UK total pay growth sustained its strong momentum in the three months to February, growing at the fastest pace in over a decade, as employers ramped-up hiring to a fresh record high, ahead of a possibly chaotic Brexit.
The total pay grew 3.5 percent year-on-year in the three months to February, same as in December and January, preliminary data from the Office for National Statistics showed on Tuesday. The growth rate matched economists’ consensus. The pace of growth was the strongest since July 2008, when total earnings rose at the same rate.
Weekly earnings excluding bonuses rose 3.4 percent year-on-year in the three months to February, which was slightly slower than the 3.5 percent increase in January. Regular pay growth was also in line with economists’ expectations, but the pace of growth slowed for the first time since June.
The level of employment in the UK grew by 179,000 persons to a record high of 32.72 million in the three months to February. Economists had forecast a 173,000 increase.
The ILO unemployment rate was 3.9 percent same as in January, and in line with economists’ expectations.
“The jobs market remains robust, with the number of people in work continuing to grow,” ONS Deputy Head of Labor Market Matt Hughes said. “The increase over the past year is all coming from full-timers, both employees and the self-employed.”
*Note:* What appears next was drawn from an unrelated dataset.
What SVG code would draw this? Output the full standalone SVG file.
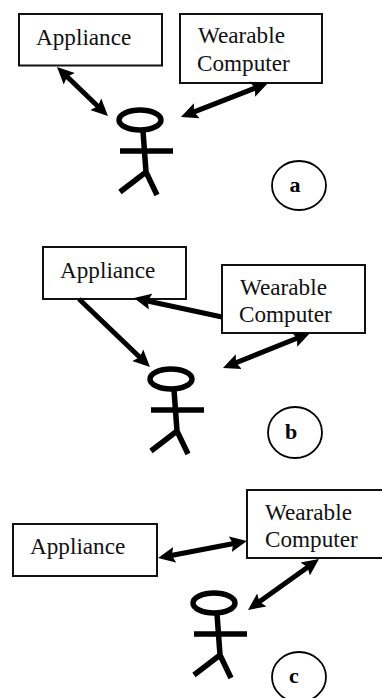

Pay growth though strong is below the above 4 percent rates seen before the 2008 global financial crisis.
The robust labor market and the strong pay growth calls for an interest rate hike from the Bank of England, but the lingering uncertainty regarding Brexit complicates the picture.
“We think it is now pretty unlikely that the Bank of England will hike rates this year – unless some form of [Brexit] deal is approved earlier than most people expect,” ING economist James Smith said.
“However if wage growth continues to perform relatively well…, then further gradual tightening cannot be ruled out in the medium term.”
Last week, the International Monetary Fund warned that the UK economy would lose about 3.5 percent of GDP by 2021 in a no-deal Brexit.
The lender slashed the UK growth forecast for this year to 1.2 percent from 1.5 percent and the outlook for next year was trimmed to 1.4 percent from 1.6 percent.